*RECORDED INFORMATION*.
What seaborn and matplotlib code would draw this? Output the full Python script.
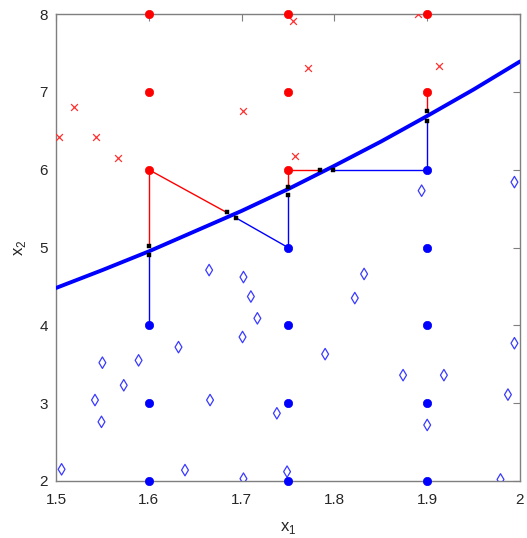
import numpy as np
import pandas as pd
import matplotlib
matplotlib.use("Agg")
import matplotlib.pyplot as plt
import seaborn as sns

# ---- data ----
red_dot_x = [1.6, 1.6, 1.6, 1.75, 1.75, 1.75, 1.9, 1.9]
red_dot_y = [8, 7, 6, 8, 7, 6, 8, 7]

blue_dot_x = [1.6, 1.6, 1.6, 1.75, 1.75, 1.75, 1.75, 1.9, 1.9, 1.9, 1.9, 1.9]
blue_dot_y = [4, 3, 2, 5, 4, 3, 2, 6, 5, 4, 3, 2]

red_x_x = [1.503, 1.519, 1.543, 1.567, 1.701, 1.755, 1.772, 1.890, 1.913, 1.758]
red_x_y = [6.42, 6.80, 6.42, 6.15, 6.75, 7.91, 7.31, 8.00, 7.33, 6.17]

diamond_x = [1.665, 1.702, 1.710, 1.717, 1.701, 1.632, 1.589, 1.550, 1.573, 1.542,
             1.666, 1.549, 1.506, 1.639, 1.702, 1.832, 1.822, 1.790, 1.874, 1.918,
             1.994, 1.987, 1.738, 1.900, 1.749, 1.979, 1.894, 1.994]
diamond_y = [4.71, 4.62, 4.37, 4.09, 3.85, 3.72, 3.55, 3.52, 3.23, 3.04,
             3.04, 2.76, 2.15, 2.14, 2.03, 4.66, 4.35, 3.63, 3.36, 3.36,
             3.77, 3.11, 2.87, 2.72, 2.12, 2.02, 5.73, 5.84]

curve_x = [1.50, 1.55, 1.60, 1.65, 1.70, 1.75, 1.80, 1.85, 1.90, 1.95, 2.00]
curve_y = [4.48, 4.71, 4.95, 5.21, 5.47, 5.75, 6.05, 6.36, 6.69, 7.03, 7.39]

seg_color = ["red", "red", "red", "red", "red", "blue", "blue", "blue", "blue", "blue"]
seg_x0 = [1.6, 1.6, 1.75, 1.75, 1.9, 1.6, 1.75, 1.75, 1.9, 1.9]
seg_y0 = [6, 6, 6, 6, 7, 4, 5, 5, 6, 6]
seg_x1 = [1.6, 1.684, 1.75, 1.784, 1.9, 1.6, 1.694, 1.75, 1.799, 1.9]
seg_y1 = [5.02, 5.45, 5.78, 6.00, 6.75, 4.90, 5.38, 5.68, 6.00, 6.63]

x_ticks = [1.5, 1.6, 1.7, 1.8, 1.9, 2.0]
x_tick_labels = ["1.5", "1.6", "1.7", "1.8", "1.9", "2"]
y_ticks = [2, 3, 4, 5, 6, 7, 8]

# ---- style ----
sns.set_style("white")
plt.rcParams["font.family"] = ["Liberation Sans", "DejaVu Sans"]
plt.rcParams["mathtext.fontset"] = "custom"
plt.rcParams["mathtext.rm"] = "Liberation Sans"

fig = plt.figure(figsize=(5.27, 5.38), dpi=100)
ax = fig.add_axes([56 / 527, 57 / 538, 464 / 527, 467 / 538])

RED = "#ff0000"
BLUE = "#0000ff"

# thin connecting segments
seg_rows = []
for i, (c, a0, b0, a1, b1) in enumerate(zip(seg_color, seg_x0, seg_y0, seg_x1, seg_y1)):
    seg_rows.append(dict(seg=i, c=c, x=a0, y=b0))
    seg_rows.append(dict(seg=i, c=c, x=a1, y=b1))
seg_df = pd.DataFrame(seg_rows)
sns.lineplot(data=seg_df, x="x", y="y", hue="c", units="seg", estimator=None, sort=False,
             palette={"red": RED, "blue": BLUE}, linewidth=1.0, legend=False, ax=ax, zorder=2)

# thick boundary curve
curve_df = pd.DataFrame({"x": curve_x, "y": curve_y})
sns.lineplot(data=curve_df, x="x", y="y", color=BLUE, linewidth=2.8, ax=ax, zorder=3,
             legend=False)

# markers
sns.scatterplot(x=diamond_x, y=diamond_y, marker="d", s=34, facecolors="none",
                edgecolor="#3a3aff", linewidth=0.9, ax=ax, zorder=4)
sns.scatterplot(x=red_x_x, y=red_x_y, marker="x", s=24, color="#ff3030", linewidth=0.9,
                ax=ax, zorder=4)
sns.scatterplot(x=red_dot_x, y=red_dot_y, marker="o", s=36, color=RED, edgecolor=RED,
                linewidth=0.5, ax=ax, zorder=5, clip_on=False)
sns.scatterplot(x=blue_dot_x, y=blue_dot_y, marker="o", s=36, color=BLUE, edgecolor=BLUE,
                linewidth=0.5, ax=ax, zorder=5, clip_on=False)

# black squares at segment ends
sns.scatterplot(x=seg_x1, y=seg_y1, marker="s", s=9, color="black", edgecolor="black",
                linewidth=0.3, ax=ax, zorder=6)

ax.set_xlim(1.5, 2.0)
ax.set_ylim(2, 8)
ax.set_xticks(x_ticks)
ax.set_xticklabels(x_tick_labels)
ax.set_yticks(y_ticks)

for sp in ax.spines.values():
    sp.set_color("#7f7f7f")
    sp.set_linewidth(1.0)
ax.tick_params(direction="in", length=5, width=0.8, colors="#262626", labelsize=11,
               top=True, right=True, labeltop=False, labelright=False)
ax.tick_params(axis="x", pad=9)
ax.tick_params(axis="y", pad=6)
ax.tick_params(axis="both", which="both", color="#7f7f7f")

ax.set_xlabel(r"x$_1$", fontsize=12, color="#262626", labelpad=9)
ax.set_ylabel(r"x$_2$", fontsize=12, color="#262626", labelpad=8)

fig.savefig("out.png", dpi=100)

*WHAT THE TASK ASKS*. Restate the whole listing above exactly, please, omitting every image.

*RESPONSE*.
What seaborn and matplotlib code would draw this? Output the full Python script.
import numpy as np
import pandas as pd
import matplotlib
matplotlib.use("Agg")
import matplotlib.pyplot as plt
import seaborn as sns

# ---- data ----
red_dot_x = [1.6, 1.6, 1.6, 1.75, 1.75, 1.75, 1.9, 1.9]
red_dot_y = [8, 7, 6, 8, 7, 6, 8, 7]

blue_dot_x = [1.6, 1.6, 1.6, 1.75, 1.75, 1.75, 1.75, 1.9, 1.9, 1.9, 1.9, 1.9]
blue_dot_y = [4, 3, 2, 5, 4, 3, 2, 6, 5, 4, 3, 2]

red_x_x = [1.503, 1.519, 1.543, 1.567, 1.701, 1.755, 1.772, 1.890, 1.913, 1.758]
red_x_y = [6.42, 6.80, 6.42, 6.15, 6.75, 7.91, 7.31, 8.00, 7.33, 6.17]

diamond_x = [1.665, 1.702, 1.710, 1.717, 1.701, 1.632, 1.589, 1.550, 1.573, 1.542,
             1.666, 1.549, 1.506, 1.639, 1.702, 1.832, 1.822, 1.790, 1.874, 1.918,
             1.994, 1.987, 1.738, 1.900, 1.749, 1.979, 1.894, 1.994]
diamond_y = [4.71, 4.62, 4.37, 4.09, 3.85, 3.72, 3.55, 3.52, 3.23, 3.04,
             3.04, 2.76, 2.15, 2.14, 2.03, 4.66, 4.35, 3.63, 3.36, 3.36,
             3.77, 3.11, 2.87, 2.72, 2.12, 2.02, 5.73, 5.84]

curve_x = [1.50, 1.55, 1.60, 1.65, 1.70, 1.75, 1.80, 1.85, 1.90, 1.95, 2.00]
curve_y = [4.48, 4.71, 4.95, 5.21, 5.47, 5.75, 6.05, 6.36, 6.69, 7.03, 7.39]

seg_color = ["red", "red", "red", "red", "red", "blue", "blue", "blue", "blue", "blue"]
seg_x0 = [1.6, 1.6, 1.75, 1.75, 1.9, 1.6, 1.75, 1.75, 1.9, 1.9]
seg_y0 = [6, 6, 6, 6, 7, 4, 5, 5, 6, 6]
seg_x1 = [1.6, 1.684, 1.75, 1.784, 1.9, 1.6, 1.694, 1.75, 1.799, 1.9]
seg_y1 = [5.02, 5.45, 5.78, 6.00, 6.75, 4.90, 5.38, 5.68, 6.00, 6.63]

x_ticks = [1.5, 1.6, 1.7, 1.8, 1.9, 2.0]
x_tick_labels = ["1.5", "1.6", "1.7", "1.8", "1.9", "2"]
y_ticks = [2, 3, 4, 5, 6, 7, 8]

# ---- style ----
sns.set_style("white")
plt.rcParams["font.family"] = ["Liberation Sans", "DejaVu Sans"]
plt.rcParams["mathtext.fontset"] = "custom"
plt.rcParams["mathtext.rm"] = "Liberation Sans"

fig = plt.figure(figsize=(5.27, 5.38), dpi=100)
ax = fig.add_axes([56 / 527, 57 / 538, 464 / 527, 467 / 538])

RED = "#ff0000"
BLUE = "#0000ff"

# thin connecting segments
seg_rows = []
for i, (c, a0, b0, a1, b1) in enumerate(zip(seg_color, seg_x0, seg_y0, seg_x1, seg_y1)):
    seg_rows.append(dict(seg=i, c=c, x=a0, y=b0))
    seg_rows.append(dict(seg=i, c=c, x=a1, y=b1))
seg_df = pd.DataFrame(seg_rows)
sns.lineplot(data=seg_df, x="x", y="y", hue="c", units="seg", estimator=None, sort=False,
             palette={"red": RED, "blue": BLUE}, linewidth=1.0, legend=False, ax=ax, zorder=2)

# thick boundary curve
curve_df = pd.DataFrame({"x": curve_x, "y": curve_y})
sns.lineplot(data=curve_df, x="x", y="y", color=BLUE, linewidth=2.8, ax=ax, zorder=3,
             legend=False)

# markers
sns.scatterplot(x=diamond_x, y=diamond_y, marker="d", s=34, facecolors="none",
                edgecolor="#3a3aff", linewidth=0.9, ax=ax, zorder=4)
sns.scatterplot(x=red_x_x, y=red_x_y, marker="x", s=24, color="#ff3030", linewidth=0.9,
                ax=ax, zorder=4)
sns.scatterplot(x=red_dot_x, y=red_dot_y, marker="o", s=36, color=RED, edgecolor=RED,
                linewidth=0.5, ax=ax, zorder=5, clip_on=False)
sns.scatterplot(x=blue_dot_x, y=blue_dot_y, marker="o", s=36, color=BLUE, edgecolor=BLUE,
                linewidth=0.5, ax=ax, zorder=5, clip_on=False)

# black squares at segment ends
sns.scatterplot(x=seg_x1, y=seg_y1, marker="s", s=9, color="black", edgecolor="black",
                linewidth=0.3, ax=ax, zorder=6)

ax.set_xlim(1.5, 2.0)
ax.set_ylim(2, 8)
ax.set_xticks(x_ticks)
ax.set_xticklabels(x_tick_labels)
ax.set_yticks(y_ticks)

for sp in ax.spines.values():
    sp.set_color("#7f7f7f")
    sp.set_linewidth(1.0)
ax.tick_params(direction="in", length=5, width=0.8, colors="#262626", labelsize=11,
               top=True, right=True, labeltop=False, labelright=False)
ax.tick_params(axis="x", pad=9)
ax.tick_params(axis="y", pad=6)
ax.tick_params(axis="both", which="both", color="#7f7f7f")

ax.set_xlabel(r"x$_1$", fontsize=12, color="#262626", labelpad=9)
ax.set_ylabel(r"x$_2$", fontsize=12, color="#262626", labelpad=8)

fig.savefig("out.png", dpi=100)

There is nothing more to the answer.